It was a happy occasion. Before we even left the hospital to let my sister sleep there for the night, the Facebook world was buzzing. I updated my status, my mother posted a picture, and digital thumbs went up everywhere. My first nephew turned into a celebrity. I was proud that this was all that mattered in my world for the next few minutes on Facebook.
But as I scrolled down my homepage, I came across another post—one from a high school friend. It was sad news that my favorite English teacher had lost her second battle with cancer. Instantly, my heart dropped. She was young and vibrant and loved by many people, including myself. I hadn’t even known her cancer had come back. I left my condolences and scrolled down my page a little more, distracted and unsure why I was on Facebook anymore.
Power In Prayer
Another status update stood out a moment later in my mindless scroll. “There is power in prayer,” one of my friends had written simply. I stared at it hard. I was hit full-force if the truth could smack someone in the face.
The entire day had been surreal: balancing on the edge of 2011, welcoming a baby boy to our family, and saying goodbye to someone very special. God was playing a key role in it all, and there was no way I could deny His presence. Through prayer, I was hopeful and could ask God to wrap His arms around those grieving my old teacher, to grant wisdom and courage to my sister as she learns how to be a mommy, and to provide fresh perspectives and hope for us all as we entered the new year. He could make sense of such an overwhelming order of circumstances.
Hopeful In God’s Plan
I believe God plans to get us through the best and worst of times. For every tough moment, there is one full of joy. For every end, there is a beginning. What is life without the presence and balance of both?
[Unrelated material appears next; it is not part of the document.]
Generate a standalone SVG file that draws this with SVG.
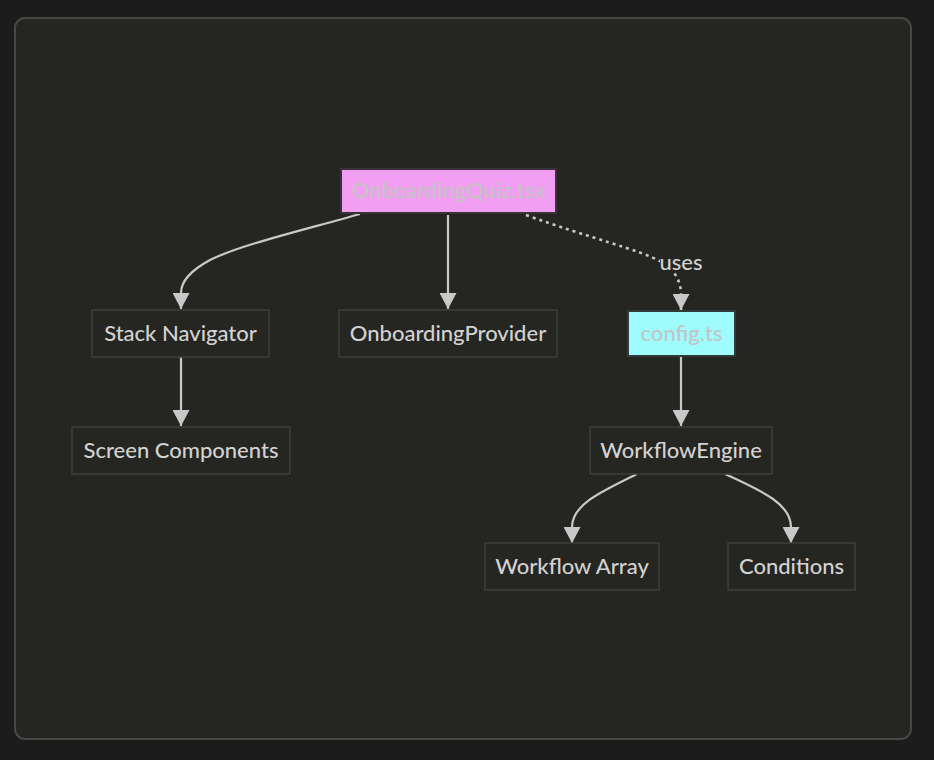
<svg xmlns="http://www.w3.org/2000/svg" width="934" height="760" viewBox="0 0 934 760">
<defs>
<style>
.node rect{fill:#252521;stroke:#3e3e3a;stroke-width:1.5}
.node text{font-family:Lato,"Open Sans",sans-serif;font-size:22px;font-weight:500;fill:#d2d2d2;text-anchor:middle;dominant-baseline:central}
.node.pink rect{fill:#f19ef3;stroke:#3a323a;stroke-width:2}
.node.cyan rect{fill:#9ffcfd;stroke:#323a3a;stroke-width:2}
.node.pink text,.node.cyan text{fill:#c4c4c4}
.edge{fill:none;stroke:#c8c8c8;stroke-width:2.2}
.dotted{stroke-dasharray:3 4;stroke-width:2.6}
.elabel{font-family:Lato,"Open Sans",sans-serif;font-size:22px;font-weight:500;fill:#d2d2d2;text-anchor:middle;dominant-baseline:central}
</style>
<marker id="arr" viewBox="0 0 16 17" refX="16" refY="8.5" markerWidth="16" markerHeight="17" markerUnits="userSpaceOnUse" orient="auto">
<path d="M0,0 L16,8.5 L0,17 z" fill="#c8c8c8"/>
</marker>
</defs>
<rect x="0" y="0" width="934" height="760" fill="#1c1c1c"/>
<rect x="15" y="18" width="896" height="721" rx="10" fill="#252521" stroke="#474743" stroke-width="2"/>
<g id="connectors">
<path class="edge" d="M360,214 C300,231 240,245 210,260 C190,271 181,281 181,293 L181,309" marker-end="url(#arr)"/>
<path class="edge" d="M448,215 L448,309" marker-end="url(#arr)"/>
<path class="edge dotted" d="M526,215 C590,238 640,250 662,262 C675,270 681,282 681,294 L681,310" marker-end="url(#arr)"/>
<rect x="660" y="252" width="43" height="20" fill="#252521"/>
<text class="elabel" x="681" y="261.5">uses</text>
<path class="edge" d="M181,357 L181,426" marker-end="url(#arr)"/>
<path class="edge" d="M681,356 L681,426" marker-end="url(#arr)"/>
<path class="edge" d="M637,474 C600,492 572,505 572,527 L572,543" marker-end="url(#arr)"/>
<path class="edge" d="M725,474 C765,492 791,505 791,527 L791,543" marker-end="url(#arr)"/>
</g>
<g id="quiz" class="node pink"><rect x="341" y="169" width="215" height="44"/><text x="448.5" y="189.5">OnboardingQuiz.tsx</text></g>
<g id="stack" class="node"><rect x="92" y="310" width="177" height="47"/><text x="180.5" y="332">Stack Navigator</text></g>
<g id="provider" class="node"><rect x="339" y="310" width="218" height="47"/><text x="448" y="332">OnboardingProvider</text></g>
<g id="config" class="node cyan"><rect x="628" y="311" width="107" height="45"/><text x="681.5" y="332">config.ts</text></g>
<g id="screens" class="node"><rect x="72" y="427" width="218" height="47"/><text x="181" y="449">Screen Components</text></g>
<g id="engine" class="node"><rect x="590" y="427" width="182" height="47"/><text x="681" y="449">WorkflowEngine</text></g>
<g id="array" class="node"><rect x="485" y="543" width="174" height="47"/><text x="572" y="565">Workflow Array</text></g>
<g id="conditions" class="node"><rect x="728" y="543" width="127" height="47"/><text x="791.5" y="565">Conditions</text></g>
</svg>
My hope for you today is that whether you find yourself at an “end” or a “beginning,” you will step forward with confidence. I find my beginning not in the mark of a new calendar year but the miracle of a precious new life. I am saddened by the news of the passing of my old teacher, but I am hopeful through the birth of my (seriously) perfect nephew. This is God’s great reminder that life continues and there is always a reason to step forward in hope.